↓

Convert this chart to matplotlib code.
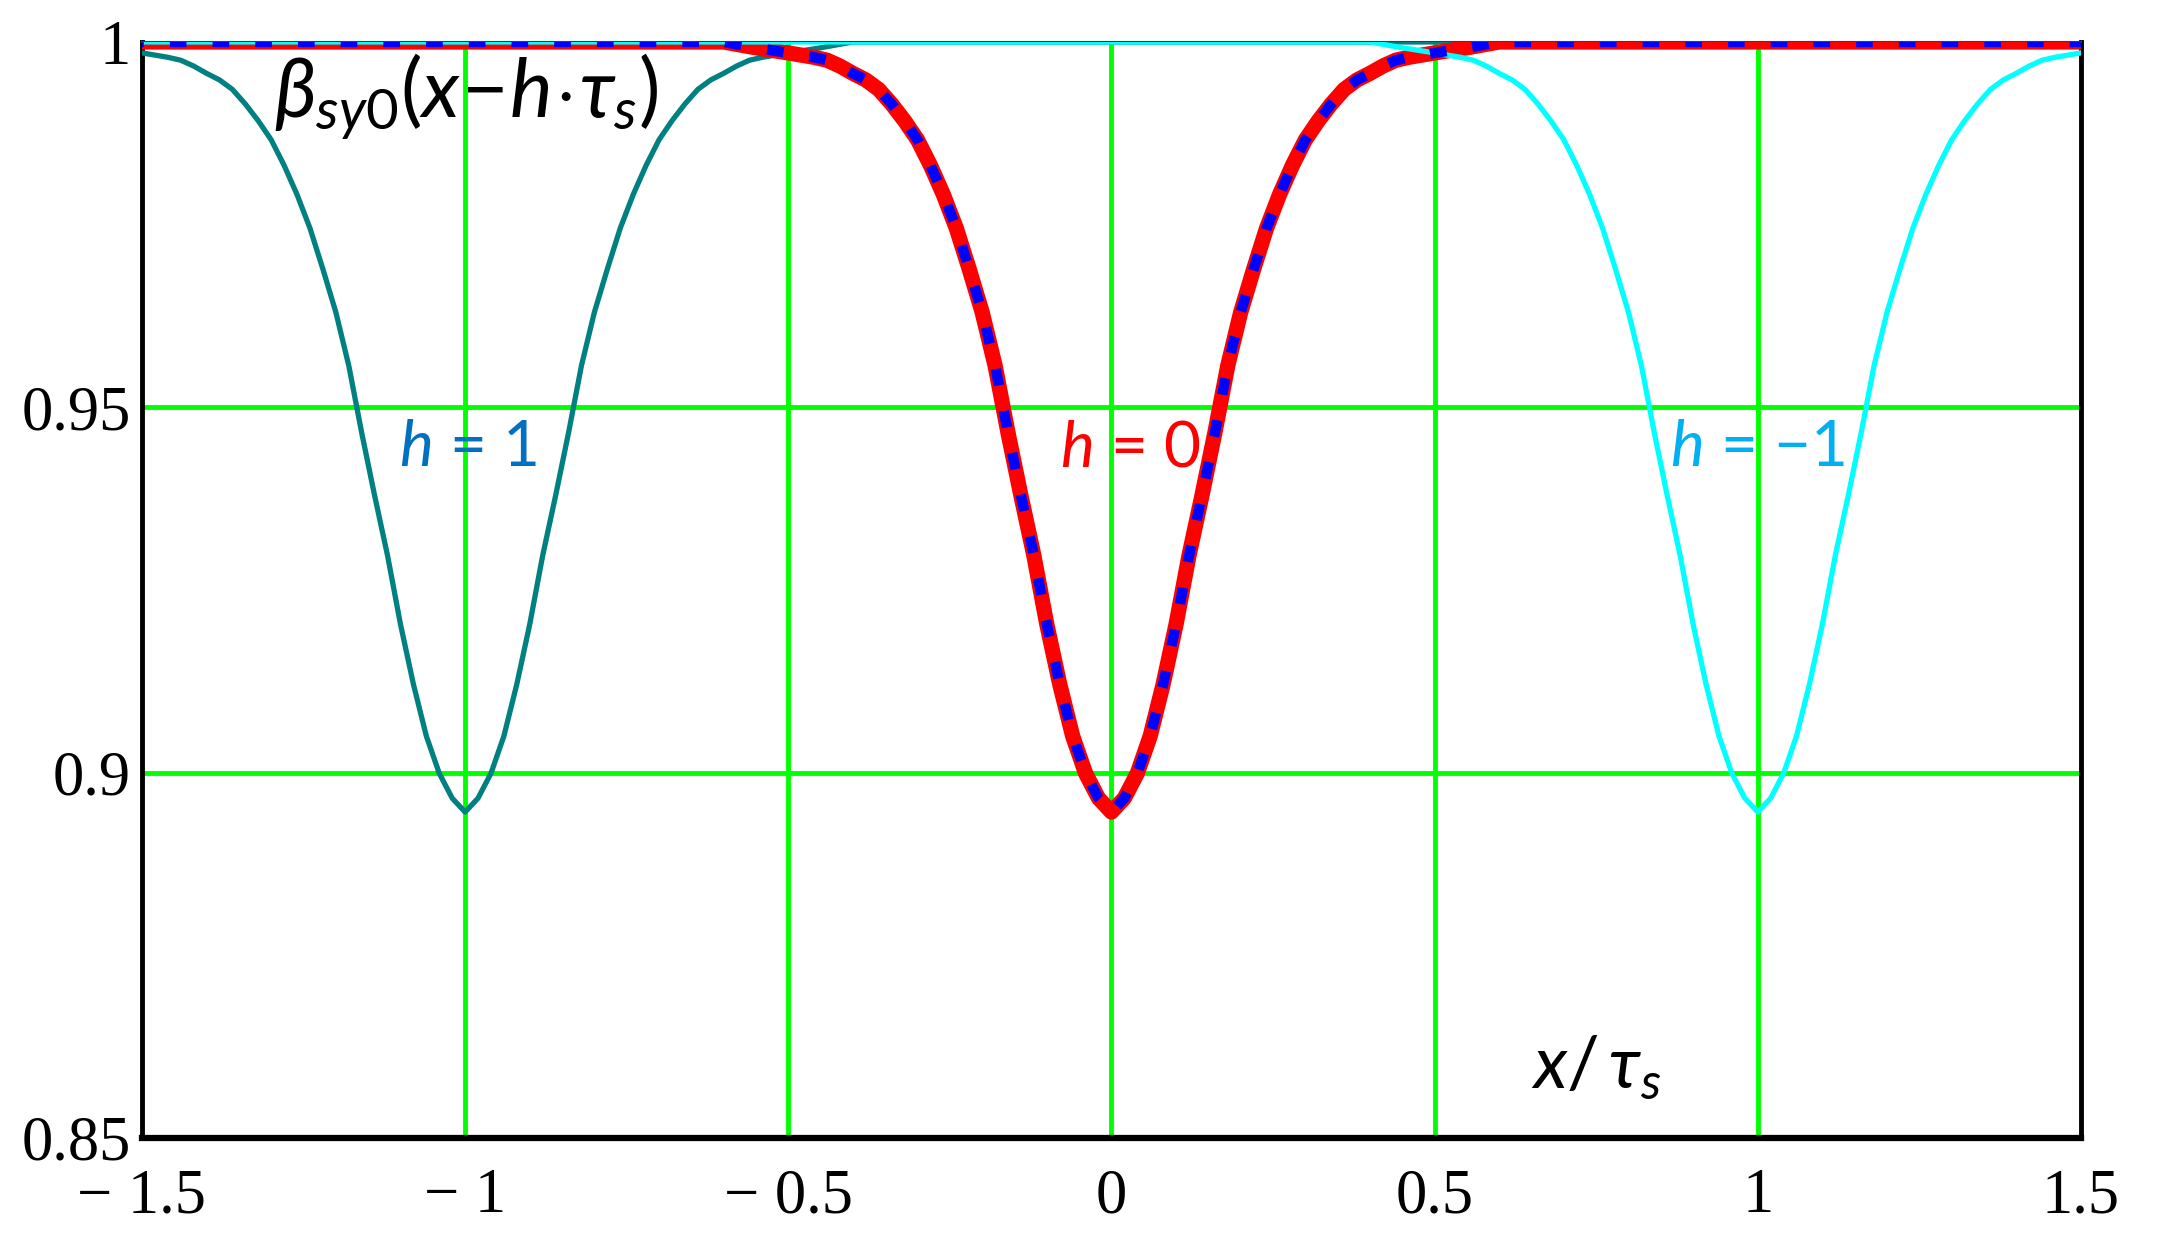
import numpy as np
import matplotlib.pyplot as plt

rel_x = [0.0, 0.02, 0.04, 0.06, 0.08, 0.10, 0.12, 0.14, 0.16, 0.18, 0.20,
         0.22, 0.24, 0.26, 0.28, 0.30, 0.32, 0.34, 0.36, 0.38, 0.40,
         0.42, 0.44, 0.46, 0.48, 0.50, 0.55, 0.60]
beta = [0.8946, 0.8965, 0.8999, 0.9050, 0.9121, 0.9203, 0.9297, 0.9379, 0.9465,
        0.9557, 0.9630, 0.9689, 0.9745, 0.9791, 0.9831, 0.9866, 0.9892, 0.9915,
        0.9935, 0.9948, 0.9957, 0.9967, 0.9975, 0.9979, 0.9982, 0.9985, 0.9992, 1.0]
shifts = [1, 0, -1]

xticks = [-1.5, -1, -0.5, 0, 0.5, 1, 1.5]
xticklabels = ['\u2212 1.5', '\u2212 1', '\u2212 0.5', '0', '0.5', '1', '1.5']
yticks = [0.85, 0.9, 0.95, 1.0]
yticklabels = ['0.85', '0.9', '0.95', '1']

plt.rcParams['mathtext.fontset'] = 'custom'
plt.rcParams['mathtext.rm'] = 'Lato'
plt.rcParams['mathtext.it'] = 'Lato:italic'

rel = np.concatenate([-np.array(rel_x[::-1]), np.array(rel_x[1:])])
val = np.concatenate([np.array(beta[::-1]), np.array(beta[1:])])

def curve(h):
    # the pattern is centred at x = -h, flat at 1 elsewhere
    x = np.concatenate([[-2.0], rel - h, [2.0]])
    y = np.concatenate([[1.0], val, [1.0]])
    return x, y

fig = plt.figure(figsize=(21.64, 12.56), dpi=100)
ax = fig.add_axes([0.0656, 0.094, 0.896, 0.8726])

x1, y1 = curve(shifts[0])
x0, y0 = curve(shifts[1])
xm, ym = curve(shifts[2])
ax.plot(x1, y1, color='#008080', lw=3.8, zorder=3)
ax.plot(x0, y0, color='#ff0000', lw=11, zorder=4, solid_capstyle='round')
ax.plot(xm, ym, color='#00ffff', lw=3.8, zorder=5)
l, = ax.plot(x0, y0, color='#0000ff', lw=7.5, zorder=6)
l.set_dashes((1.6, 2.5))

ax.set_xlim(-1.5, 1.5)
ax.set_ylim(0.85, 1.0)
ax.set_xticks(xticks)
ax.set_xticklabels(xticklabels)
ax.set_yticks(yticks)
ax.set_yticklabels(yticklabels)
ax.tick_params(length=0, labelsize=45)
ax.tick_params(axis='x', pad=22)
ax.tick_params(axis='y', pad=8)
for lab in ax.get_xticklabels() + ax.get_yticklabels():
    lab.set_family(['Liberation Serif', 'DejaVu Serif'])

for g in [-1, -0.5, 0, 0.5, 1]:
    ax.axvline(g, color='#00ff00', lw=3.5, zorder=1)
for g in [0.9, 0.95]:
    ax.axhline(g, color='#00ff00', lw=3.5, zorder=1)

for s in ['left', 'right']:
    ax.spines[s].set_linewidth(3.5)
ax.spines['bottom'].set_linewidth(4.5)
ax.spines['top'].set_linewidth(1.5)
ax.spines['top'].set_color('#1a4d3a')

fs = dict(family=['Lato', 'DejaVu Sans'])
ax.text(-1.295, 0.9925, r'$\beta_{sy0}(x\!-\!h\!\cdot\!\tau_s)$', fontsize=58,
        ha='left', va='center', zorder=7, **fs)
ax.text(-0.995, 0.9444, r'$h$ = 1', color='#0070c0', fontsize=46,
        ha='center', va='center', zorder=7, **fs)
ax.text(0.03, 0.9444, r'$h$ = 0', color='#ff0000', fontsize=46,
        ha='center', va='center', zorder=7, **fs)
ax.text(1.0, 0.9444, '$h$ = \u22121', color='#00b0f0', fontsize=46,
        ha='center', va='center', zorder=7, **fs)
ax.text(0.75, 0.8597, r'$x/\,\tau_s$', fontsize=52,
        ha='center', va='center', zorder=7, **fs)

fig.savefig('out.png', dpi=100)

↑

### OBJECTIVE
Show all lines from the listing above in which "matplotlib" appears.

### RESULT FOR THIS TASK
Convert this chart to matplotlib code.
import matplotlib.pyplot as plt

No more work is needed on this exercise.